(Requirement)
Write out, word for word, every line from the first one through the line that holds "import plotly.graph_objects as go", and nothing else; skip the pictures.

====== Data section ======

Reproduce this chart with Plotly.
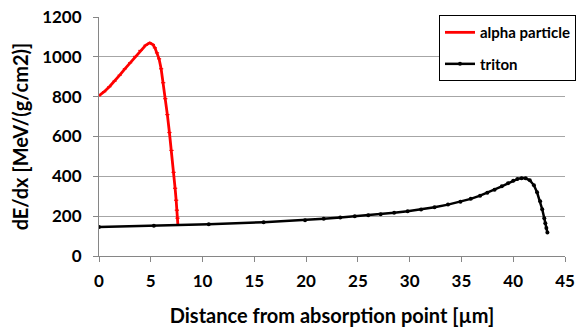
import plotly.graph_objects as go

alpha_x = [0, 0.5, 1, 1.5, 2, 2.5, 3, 3.5, 4, 4.5, 4.9, 5.2, 5.4, 5.6, 5.8, 6.0, 6.2, 6.4, 6.6, 6.8, 7.0, 7.2, 7.35, 7.45, 7.52, 7.58, 7.62]
alpha_y = [805, 825, 850, 878, 908, 940, 970, 1002, 1032, 1058, 1070, 1062, 1045, 1020, 990, 940, 870, 790, 710, 620, 530, 420, 340, 280, 230, 190, 155]

triton_x = [0, 5.3, 10.6, 15.9, 19.9, 21.7, 23.3, 24.7, 26, 27.2, 28.5, 29.8, 31.1, 32.4, 33.7, 34.9, 35.9, 36.8, 37.5, 38.2, 38.9, 39.5, 40.0, 40.4, 40.8, 41.2, 41.6, 42.0, 42.3, 42.6, 42.8, 43.0, 43.1, 43.2, 43.3]
triton_y = [145, 152, 160, 170, 180, 187, 193, 199, 205, 210, 217, 225, 234, 245, 258, 272, 287, 303, 318, 333, 350, 365, 378, 386, 391, 390, 380, 355, 320, 275, 235, 190, 165, 140, 118]

FONT = "Lato"

fig = go.Figure()
fig.add_trace(go.Scatter(x=alpha_x, y=alpha_y, mode="lines+markers", name="alpha particle",
                         legendgroup="a",
                         line=dict(color="#ff0000", width=2.8),
                         marker=dict(color="#ff0000", size=3, symbol="line-ew-open",
                                     line=dict(color="#ff0000", width=1.2))))
fig.add_trace(go.Scatter(x=triton_x, y=triton_y, mode="lines+markers", name="triton",
                         legendgroup="b",
                         line=dict(color="#000000", width=2.5),
                         marker=dict(color="#000000", size=4)))

fig.update_layout(
    width=581, height=327,
    margin=dict(l=99, r=16, t=17, b=71, autoexpand=False),
    paper_bgcolor="white", plot_bgcolor="white",
    font=dict(family=FONT, size=13, color="#000000"),
    showlegend=True,
    legend=dict(x=1.0236, y=1.008, xanchor="right", yanchor="top",
                bgcolor="white", bordercolor="#000000", borderwidth=1,
                font=dict(family=FONT, size=15, color="#000000", weight="bold"),
                tracegroupgap=9, itemwidth=30),
    xaxis=dict(range=[0, 45], dtick=5, tick0=0, showgrid=False, zeroline=False, automargin=False,
               showline=True, linecolor="#868686", linewidth=1,
               ticks="outside", ticklen=5, tickcolor="#868686", ticklabelstandoff=5,
               tickfont=dict(family=FONT, size=17, weight="bold"),
               title=dict(text="Distance from absorption point [µm]",
                          font=dict(family=FONT, size=20, weight="bold"), standoff=18)),
    yaxis=dict(range=[0, 1200], dtick=200, tick0=0, showgrid=True, gridcolor="#a6a6a6", gridwidth=1,
               zeroline=False, showline=True, linecolor="#868686", linewidth=1, automargin=False,
               ticks="outside", ticklen=5, tickcolor="#868686", ticklabelstandoff=8,
               tickfont=dict(family=FONT, size=17, weight="bold"),
               title=dict(text="dE/dx [MeV/(g/cm2)]",
                          font=dict(family=FONT, size=20, weight="bold"), standoff=8)),
)

fig.write_html("out.html")
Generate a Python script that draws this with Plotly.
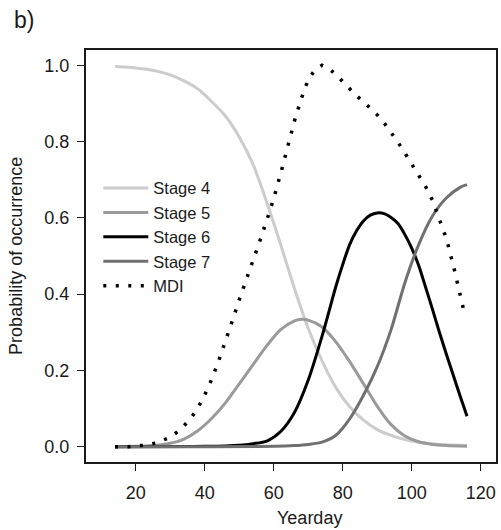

======

(Response)
Reproduce this chart with Plotly.
import plotly.graph_objects as go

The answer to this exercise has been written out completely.